Not only does it take money to start your business in the first year, but you’ll also need money for living expenses while you’re waiting for your initial transactions. The more money you have saved, the longer you’ll be able to last in real estate while you’re learning and waiting for your real estate income to increase.
How can you save money fast before going into real estate? Here are two budget apps that can help you stay on track:
- Use a money management app. Apps like Mint allow you to track your savings and spending as your work toward your financial goals. Mint will send you updates to help you stay on target and automatically analyze your finances to let you know where you can cut some expenses.
- Find an auto-saving tool. If thinking about putting aside money is stressful for you, or if you just forget to do it when you get paid, use an app that will do it for you. Apps like Digit analyze your finances and put small increments of money away automatically so you don’t have to think about it. With their technology, they’ll make sure you’re saving money at the right time of the month so that you don’t put money into savings when you have more upcoming bills and expected purchases on the way. Your saved money will sit in a Digit account and accrue 1% interest every three months.

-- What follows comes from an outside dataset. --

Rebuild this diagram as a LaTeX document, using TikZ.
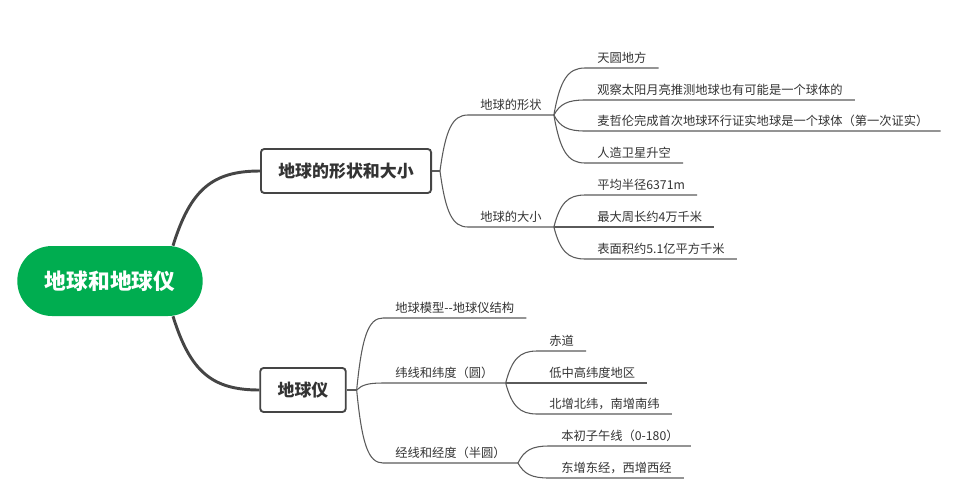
\documentclass[tikz,border=0pt]{standalone}
\usepackage{fontspec}
\setmainfont{Noto Sans CJK SC}
\usetikzlibrary{positioning,calc}
\definecolor{rootgreen}{HTML}{00AD50}
\definecolor{ink}{HTML}{333333}
\definecolor{wire}{HTML}{5A5A5A}
\definecolor{trunk}{HTML}{454545}

\begin{document}
\begin{tikzpicture}[x=0.75pt, y=-0.75pt,
  font=\fontsize{9.2}{11}\selectfont, text=ink,
  root/.style={fill=rootgreen, text=white, rounded corners=26pt, minimum width=139pt, minimum height=52.5pt, font=\fontsize{16.3}{19}\selectfont\bfseries},
  topic/.style={draw=trunk, line width=1.4pt, rounded corners=2.5pt, fill=white, minimum height=33pt, inner xsep=13pt, font=\fontsize{12.7}{15}\selectfont\bfseries},
  sub/.style={anchor=south west, inner xsep=9pt, inner ysep=3pt},
  trunkline/.style={draw=trunk, line width=2.2pt},
  twig/.style={draw=wire, line width=0.8pt},
  branch/.style={to path={let \p1=(\tikztostart), \p2=(\tikztotarget) in
      .. controls ({\x1+0.2*(\x2-\x1)},{\y1+0.75*(\y2-\y1)}) and ({\x1+0.45*(\x2-\x1)},\y2) .. (\tikztotarget)}}
]
\useasboundingbox (0,0) rectangle (964,500);

\node[root] (root) at (110,281) {地球和地球仪};
\node[topic] (form) at (346,171) {地球的形状和大小};
\node[topic] (globe) at (303,390) {地球仪};

\coordinate (rtop) at ($(root.north)+(63,0)$);
\coordinate (rbot) at ($(root.south)+(63,0)$);
\coordinate (jform) at ($(form.east)+(8,0)$);
\coordinate (jglobe) at ($(globe.east)+(10,0)$);

% second level
\node[sub] (shp) at (468,115) {地球的形状};
\node[sub] (size) at (468,227) {地球的大小};
\node[sub] (model) at (383,318) {地球模型-{}-地球仪结构};
\node[sub] (lat) at (383,383) {纬线和纬度（圆）};
\node[sub] (lon) at (383,463) {经线和经度（半圆）};

% leaves
\node[sub] (tian) at (585,68) {天圆地方};
\node[sub] (obs) at (585,100) {观察太阳月亮推测地球也有可能是一个球体的};
\node[sub] (mag) at (585,131) {麦哲伦完成首次地球环行证实地球是一个球体（第一次证实）};
\node[sub] (sat) at (585,163) {人造卫星升空};
\node[sub] (rad) at (585,195) {平均半径6371m};
\node[sub] (circ) at (585,227) {最大周长约4万千米};
\node[sub] (area) at (585,259) {表面积约5.1亿平方千米};
\node[sub] (equ) at (537,351) {赤道};
\node[sub] (zone) at (537,383) {低中高纬度地区};
\node[sub] (ns) at (537,414) {北增北纬，南增南纬};
\node[sub] (pm) at (549,446) {本初子午线（0-180）};
\node[sub] (ew) at (549,478) {东增东经，西增西经};

\draw[trunkline] (rtop) to[branch] (form.west);
\draw[trunkline] (rbot) to[branch] (globe.west);
\draw[twig] (form.east) -- (jform) (globe.east) -- (jglobe);
\foreach \a/\b in {jform/shp, jform/size, jglobe/model, jglobe/lat, jglobe/lon}
  \draw[twig] (\a) to[branch] (\b.south west) -- (\b.south east);
\foreach \a/\b in {shp/tian, shp/obs, shp/mag, shp/sat, size/rad, size/circ, size/area, lat/equ, lat/zone, lat/ns, lon/pm, lon/ew}
  \draw[twig] (\a.south east) to[branch] (\b.south west) -- (\b.south east);
\end{tikzpicture}
\end{document}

2. Find a supportive broker-in-charge
A supportive broker-in-charge can be an impactful ingredient to broker success. Leaning on the collective wisdom and resources of other brokers will help you learn quickly so you can earn double real estate income after your first year.
Here are some ways to assess if a broker-in-charge is right for you.
- Do they have a track record of being supportive and inclusive? Ask potential brokerages how many women or minorities are on the team and what common strategies they use to support new real estate agents. Do they have processes in place for new agents? Do they have examples of how they’ve helped new agents in the past?
- What is the commission split? Since most real estate agents are paid on commission, if you want to earn double real estate income you’ll have to find a brokerage that will take a fair cut of this commission and not take advantage of you. Your commission split will vary depending on your market, the size of the brokerage and your niche. Talk to other real estate agents in your market to get a sense of what a good commission split is for you.
3. Create a mentor relationship
Having a mentor you can look to when learning the ropes can help you double real estate income after the first year. Finding and cultivating a mentor relationship can be the tricky part. One strategy to consider is an inverse mentorship. If you’re good at a skill that more established borkers don’t have — like website building or social media management — you can offer to teach this skill while they teach you others in real estate.
Earning double real estate income is possible
The statistics show that the majority of brokers who last through their first year will see double real estate income after that. Learn the important lessons early on, recover quickly from your mistakes, and start earning top dollar!